Given request: Reproduce the material below line by line, beginning with its first line and ending with the line that contains "import plotly.graph_objects as go"; leave out pictures.

··· Supplied data

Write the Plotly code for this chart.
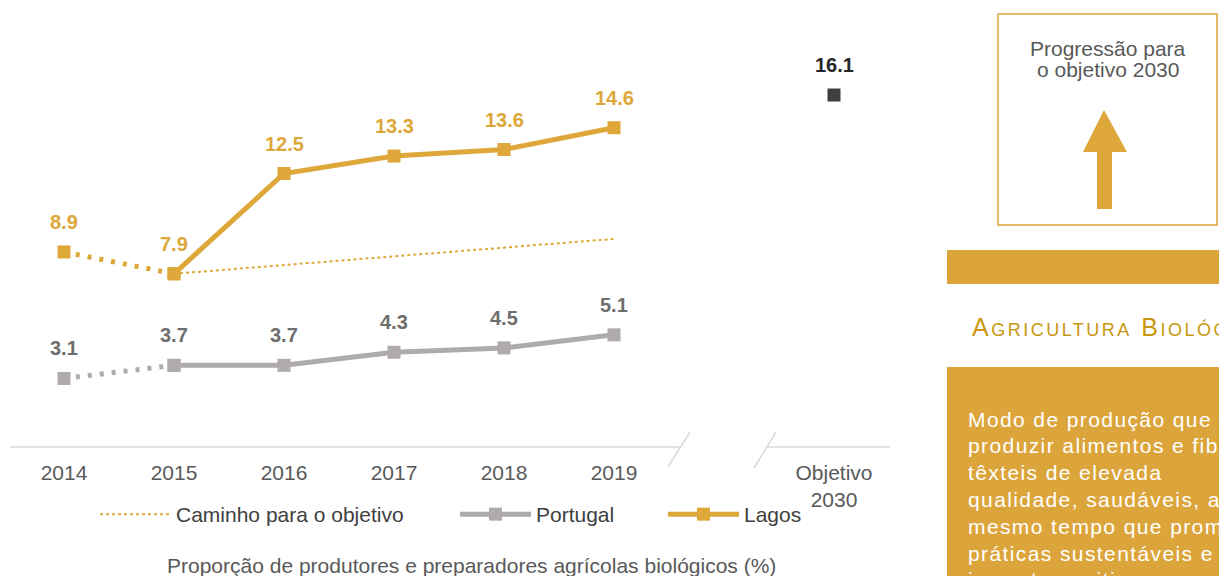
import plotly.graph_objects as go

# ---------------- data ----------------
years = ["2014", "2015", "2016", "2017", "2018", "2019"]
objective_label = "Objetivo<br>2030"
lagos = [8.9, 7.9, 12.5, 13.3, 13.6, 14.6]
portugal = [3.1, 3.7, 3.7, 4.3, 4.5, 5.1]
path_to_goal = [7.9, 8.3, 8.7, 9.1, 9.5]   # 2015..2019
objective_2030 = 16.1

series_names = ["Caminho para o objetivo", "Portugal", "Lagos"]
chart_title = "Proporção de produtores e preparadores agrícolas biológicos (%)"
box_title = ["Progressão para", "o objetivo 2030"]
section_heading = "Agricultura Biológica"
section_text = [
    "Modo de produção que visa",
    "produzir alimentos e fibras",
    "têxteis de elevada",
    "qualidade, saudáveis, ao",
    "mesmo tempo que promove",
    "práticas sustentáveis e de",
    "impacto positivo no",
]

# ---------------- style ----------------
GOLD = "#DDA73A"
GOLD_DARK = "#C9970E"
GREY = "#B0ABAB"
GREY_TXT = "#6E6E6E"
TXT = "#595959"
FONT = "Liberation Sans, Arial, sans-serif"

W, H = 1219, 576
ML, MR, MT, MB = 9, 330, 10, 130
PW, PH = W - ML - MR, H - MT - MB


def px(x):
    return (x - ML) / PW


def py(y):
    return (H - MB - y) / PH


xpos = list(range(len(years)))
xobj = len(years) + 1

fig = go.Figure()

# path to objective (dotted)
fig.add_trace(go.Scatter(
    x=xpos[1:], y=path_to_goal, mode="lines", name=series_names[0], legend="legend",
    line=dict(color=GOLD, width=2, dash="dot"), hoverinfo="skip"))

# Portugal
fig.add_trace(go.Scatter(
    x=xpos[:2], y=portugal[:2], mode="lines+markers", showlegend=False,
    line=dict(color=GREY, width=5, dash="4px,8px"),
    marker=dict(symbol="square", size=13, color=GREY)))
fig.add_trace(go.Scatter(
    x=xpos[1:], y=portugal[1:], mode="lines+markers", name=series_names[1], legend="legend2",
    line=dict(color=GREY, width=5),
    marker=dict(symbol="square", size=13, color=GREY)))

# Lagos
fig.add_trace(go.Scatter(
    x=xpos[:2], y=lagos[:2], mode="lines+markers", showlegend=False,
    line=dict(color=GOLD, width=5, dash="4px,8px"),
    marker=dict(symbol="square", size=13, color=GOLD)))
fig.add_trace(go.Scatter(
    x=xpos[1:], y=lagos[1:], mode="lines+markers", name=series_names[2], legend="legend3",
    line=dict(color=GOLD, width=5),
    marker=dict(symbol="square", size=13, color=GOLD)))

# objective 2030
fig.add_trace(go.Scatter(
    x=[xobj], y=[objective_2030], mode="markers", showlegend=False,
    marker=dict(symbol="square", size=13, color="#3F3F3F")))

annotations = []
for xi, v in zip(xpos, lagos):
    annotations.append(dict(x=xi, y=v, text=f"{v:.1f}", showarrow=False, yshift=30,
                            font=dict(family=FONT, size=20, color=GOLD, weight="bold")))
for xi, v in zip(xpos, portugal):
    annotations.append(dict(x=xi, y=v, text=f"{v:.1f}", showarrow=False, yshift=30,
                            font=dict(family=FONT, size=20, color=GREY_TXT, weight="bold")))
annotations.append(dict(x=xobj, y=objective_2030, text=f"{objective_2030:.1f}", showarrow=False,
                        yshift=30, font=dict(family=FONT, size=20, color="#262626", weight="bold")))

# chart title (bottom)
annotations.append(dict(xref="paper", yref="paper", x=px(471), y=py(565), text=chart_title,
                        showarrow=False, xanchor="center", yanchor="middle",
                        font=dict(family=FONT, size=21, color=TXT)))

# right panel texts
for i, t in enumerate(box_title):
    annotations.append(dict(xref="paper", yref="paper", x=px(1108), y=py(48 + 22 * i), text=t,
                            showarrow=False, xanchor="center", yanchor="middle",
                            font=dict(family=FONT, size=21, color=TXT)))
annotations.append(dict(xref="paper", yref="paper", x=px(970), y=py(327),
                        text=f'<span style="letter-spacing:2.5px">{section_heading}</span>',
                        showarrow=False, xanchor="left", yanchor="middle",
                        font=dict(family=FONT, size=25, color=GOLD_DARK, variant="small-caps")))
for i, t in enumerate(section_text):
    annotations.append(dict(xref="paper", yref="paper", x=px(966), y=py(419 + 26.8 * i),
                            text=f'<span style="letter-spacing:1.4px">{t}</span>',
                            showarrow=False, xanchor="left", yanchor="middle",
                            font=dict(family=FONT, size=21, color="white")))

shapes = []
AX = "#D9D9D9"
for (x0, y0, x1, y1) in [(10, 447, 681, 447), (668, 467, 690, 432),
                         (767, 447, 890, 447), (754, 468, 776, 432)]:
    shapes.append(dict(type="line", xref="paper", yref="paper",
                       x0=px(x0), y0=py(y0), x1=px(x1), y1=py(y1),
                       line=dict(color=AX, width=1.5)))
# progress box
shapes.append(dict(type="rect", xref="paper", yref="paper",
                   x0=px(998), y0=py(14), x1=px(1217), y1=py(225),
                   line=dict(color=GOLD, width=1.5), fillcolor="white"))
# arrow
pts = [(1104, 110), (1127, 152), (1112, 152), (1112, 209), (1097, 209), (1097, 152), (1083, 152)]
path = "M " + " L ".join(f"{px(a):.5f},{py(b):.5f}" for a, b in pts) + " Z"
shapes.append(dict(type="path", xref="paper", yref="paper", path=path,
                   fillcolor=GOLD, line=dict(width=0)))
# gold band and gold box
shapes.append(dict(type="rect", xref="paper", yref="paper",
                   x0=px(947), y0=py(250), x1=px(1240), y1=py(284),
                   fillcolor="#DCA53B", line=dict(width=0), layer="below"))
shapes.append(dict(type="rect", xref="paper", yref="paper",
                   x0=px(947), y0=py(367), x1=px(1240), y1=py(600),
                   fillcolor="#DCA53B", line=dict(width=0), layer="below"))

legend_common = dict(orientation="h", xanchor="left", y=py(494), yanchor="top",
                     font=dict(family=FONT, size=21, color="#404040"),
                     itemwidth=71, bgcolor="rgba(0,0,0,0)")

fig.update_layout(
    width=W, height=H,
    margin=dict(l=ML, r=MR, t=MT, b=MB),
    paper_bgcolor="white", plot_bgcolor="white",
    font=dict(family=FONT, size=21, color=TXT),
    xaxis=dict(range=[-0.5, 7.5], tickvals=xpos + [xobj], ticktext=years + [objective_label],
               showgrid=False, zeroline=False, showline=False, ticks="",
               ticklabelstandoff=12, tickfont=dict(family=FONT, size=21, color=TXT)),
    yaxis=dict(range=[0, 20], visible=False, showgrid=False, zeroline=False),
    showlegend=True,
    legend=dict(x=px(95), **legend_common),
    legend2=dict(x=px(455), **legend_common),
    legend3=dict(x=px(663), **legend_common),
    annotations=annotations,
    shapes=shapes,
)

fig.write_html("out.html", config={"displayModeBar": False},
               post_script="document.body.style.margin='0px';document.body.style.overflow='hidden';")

······

Full solution:
Write the Plotly code for this chart.
import plotly.graph_objects as go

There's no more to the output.